All told 155 bills emerged from the Senate in the regular session and another 10 in a recent special session. That’s out of a total of 311 bills the Legislature completed action on.
Yet, a broad-based education bill that came out of nowhere — and would become the pre-eminent issue — sidelined the Senate’s positive contributions.
Senate Bill 451, the Senate Republican leadership’s omnibus education bill, inevitably would prove to be the bane of the regular session.
Not only did it consume the lion’s share of the 60-day regular session, cause another teacher’s strike a bitterly divide the Senate but left it stained by failure and embarrassment.
Any number of factors stymied SB 451 and inevitably led to its demise in the House. Take your pick: Factionalism, lack of civil debate, hard-line negotiations, irate teachers and marginal public support for this bill.
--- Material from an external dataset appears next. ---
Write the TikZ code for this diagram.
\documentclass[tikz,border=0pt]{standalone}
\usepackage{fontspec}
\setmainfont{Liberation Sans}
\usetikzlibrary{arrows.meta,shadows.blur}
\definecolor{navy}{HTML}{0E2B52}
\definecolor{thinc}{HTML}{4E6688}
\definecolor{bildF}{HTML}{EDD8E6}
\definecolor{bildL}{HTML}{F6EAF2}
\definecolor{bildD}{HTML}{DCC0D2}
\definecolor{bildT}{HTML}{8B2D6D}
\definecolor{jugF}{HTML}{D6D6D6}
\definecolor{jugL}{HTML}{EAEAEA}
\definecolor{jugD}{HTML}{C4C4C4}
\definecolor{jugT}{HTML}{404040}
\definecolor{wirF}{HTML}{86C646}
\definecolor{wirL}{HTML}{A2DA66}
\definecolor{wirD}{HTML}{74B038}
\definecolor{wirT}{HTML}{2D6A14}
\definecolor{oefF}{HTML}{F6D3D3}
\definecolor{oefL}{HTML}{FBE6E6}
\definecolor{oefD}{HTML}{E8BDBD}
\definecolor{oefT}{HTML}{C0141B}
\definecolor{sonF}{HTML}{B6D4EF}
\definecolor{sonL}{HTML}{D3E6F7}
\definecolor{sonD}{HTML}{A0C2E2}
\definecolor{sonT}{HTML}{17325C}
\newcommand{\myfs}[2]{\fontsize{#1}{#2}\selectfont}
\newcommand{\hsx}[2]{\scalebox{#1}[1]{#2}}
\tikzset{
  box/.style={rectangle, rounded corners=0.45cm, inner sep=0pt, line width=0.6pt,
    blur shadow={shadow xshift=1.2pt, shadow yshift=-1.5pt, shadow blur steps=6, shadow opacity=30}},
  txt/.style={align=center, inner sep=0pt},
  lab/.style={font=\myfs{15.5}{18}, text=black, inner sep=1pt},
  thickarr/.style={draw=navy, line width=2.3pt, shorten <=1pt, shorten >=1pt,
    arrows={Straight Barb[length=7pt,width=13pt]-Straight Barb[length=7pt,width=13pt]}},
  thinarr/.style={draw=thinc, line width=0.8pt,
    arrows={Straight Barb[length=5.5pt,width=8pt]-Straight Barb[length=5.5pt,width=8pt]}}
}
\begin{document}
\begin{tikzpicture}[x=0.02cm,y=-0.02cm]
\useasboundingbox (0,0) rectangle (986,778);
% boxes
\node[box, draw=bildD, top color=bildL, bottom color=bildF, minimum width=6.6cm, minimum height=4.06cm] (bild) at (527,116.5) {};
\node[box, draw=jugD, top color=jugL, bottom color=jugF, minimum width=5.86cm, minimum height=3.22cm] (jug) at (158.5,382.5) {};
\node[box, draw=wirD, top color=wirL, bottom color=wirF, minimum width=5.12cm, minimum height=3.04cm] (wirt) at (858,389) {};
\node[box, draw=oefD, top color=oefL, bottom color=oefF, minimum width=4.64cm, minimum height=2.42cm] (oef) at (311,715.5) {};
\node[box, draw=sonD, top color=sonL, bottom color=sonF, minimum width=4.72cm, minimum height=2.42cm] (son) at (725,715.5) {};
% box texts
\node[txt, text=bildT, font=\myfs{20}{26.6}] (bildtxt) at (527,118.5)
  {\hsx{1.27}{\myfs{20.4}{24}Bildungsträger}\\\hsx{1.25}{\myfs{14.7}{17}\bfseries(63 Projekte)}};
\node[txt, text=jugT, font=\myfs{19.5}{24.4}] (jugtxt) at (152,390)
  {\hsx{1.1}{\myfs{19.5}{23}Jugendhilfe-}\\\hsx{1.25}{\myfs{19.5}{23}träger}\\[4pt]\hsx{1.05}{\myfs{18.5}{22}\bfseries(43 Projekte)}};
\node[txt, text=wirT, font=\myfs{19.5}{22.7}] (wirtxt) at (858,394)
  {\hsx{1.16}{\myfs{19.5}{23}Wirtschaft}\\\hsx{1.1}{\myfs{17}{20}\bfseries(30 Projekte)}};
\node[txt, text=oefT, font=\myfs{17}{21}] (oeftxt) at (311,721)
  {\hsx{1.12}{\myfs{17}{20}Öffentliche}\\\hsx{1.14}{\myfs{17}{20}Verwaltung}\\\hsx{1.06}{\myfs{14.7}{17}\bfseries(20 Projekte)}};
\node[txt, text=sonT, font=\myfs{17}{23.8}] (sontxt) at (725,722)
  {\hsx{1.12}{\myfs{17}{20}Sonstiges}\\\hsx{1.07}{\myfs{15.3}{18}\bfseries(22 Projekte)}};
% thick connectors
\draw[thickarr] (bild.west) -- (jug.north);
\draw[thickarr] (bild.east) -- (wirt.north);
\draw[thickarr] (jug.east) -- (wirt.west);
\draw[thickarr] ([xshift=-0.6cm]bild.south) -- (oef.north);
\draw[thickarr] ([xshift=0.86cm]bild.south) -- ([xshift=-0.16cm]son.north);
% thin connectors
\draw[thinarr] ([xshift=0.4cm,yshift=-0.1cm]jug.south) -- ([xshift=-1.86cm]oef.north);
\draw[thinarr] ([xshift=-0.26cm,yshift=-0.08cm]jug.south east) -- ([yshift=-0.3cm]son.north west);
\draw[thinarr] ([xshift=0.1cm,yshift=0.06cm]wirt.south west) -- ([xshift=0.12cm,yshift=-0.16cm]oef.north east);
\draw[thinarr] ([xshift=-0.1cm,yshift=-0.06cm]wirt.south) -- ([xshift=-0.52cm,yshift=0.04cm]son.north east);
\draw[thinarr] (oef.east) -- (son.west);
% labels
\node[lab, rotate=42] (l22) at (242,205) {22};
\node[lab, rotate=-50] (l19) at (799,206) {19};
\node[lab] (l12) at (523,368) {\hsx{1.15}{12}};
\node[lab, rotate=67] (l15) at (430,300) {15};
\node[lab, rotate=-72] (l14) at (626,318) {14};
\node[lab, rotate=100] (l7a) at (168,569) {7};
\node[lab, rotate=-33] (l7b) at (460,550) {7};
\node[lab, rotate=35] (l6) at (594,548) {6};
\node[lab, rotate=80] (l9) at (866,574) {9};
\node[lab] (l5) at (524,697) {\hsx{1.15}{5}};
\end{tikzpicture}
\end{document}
However, we feel comfortable in speaking for the greater majority of legislators when we say the real problem is the Senate leadership’s either all-or-nothing approach.
All along this insistence that public education reform must be bundled up into a knotty tangle rather than straight individual initiatives — to be voted up or down — has proven now a second time this is a mistake.
On Monday, the Senate passed a similar education reform package that is never going to fly in the House of Delegates, with the teachers’ unions or the public.
Each time the votes on these bills have narrowly averted ending — by one or two votes (Monday by virtue of an absence) — in a tie, which kills all bills.
The House has made it clear it will not pass this latest version of education reform. Instead, its leadership and members are looking at possibly dozens of individuals bills this month.
So, did the state Senate learn the right lessons from the 2019 regular session? Absolutely not.
Rather than do some serious soul-searching and consider new ideas — even strive for a coalition — the Senate president and other leaders torpedoed its bridges, again.
This legislation has no chance unless this broad-based package is broken up into individual proposals.
Why does everyone understand that aside from the 18 state senators who appear intent on crushing any hope of education reforms.
The questions now become: Will the Senate ever learn the right lesson to advance education reform, and will it address its own crisis of leadership.
For our state’s sake, the answers had better be yes.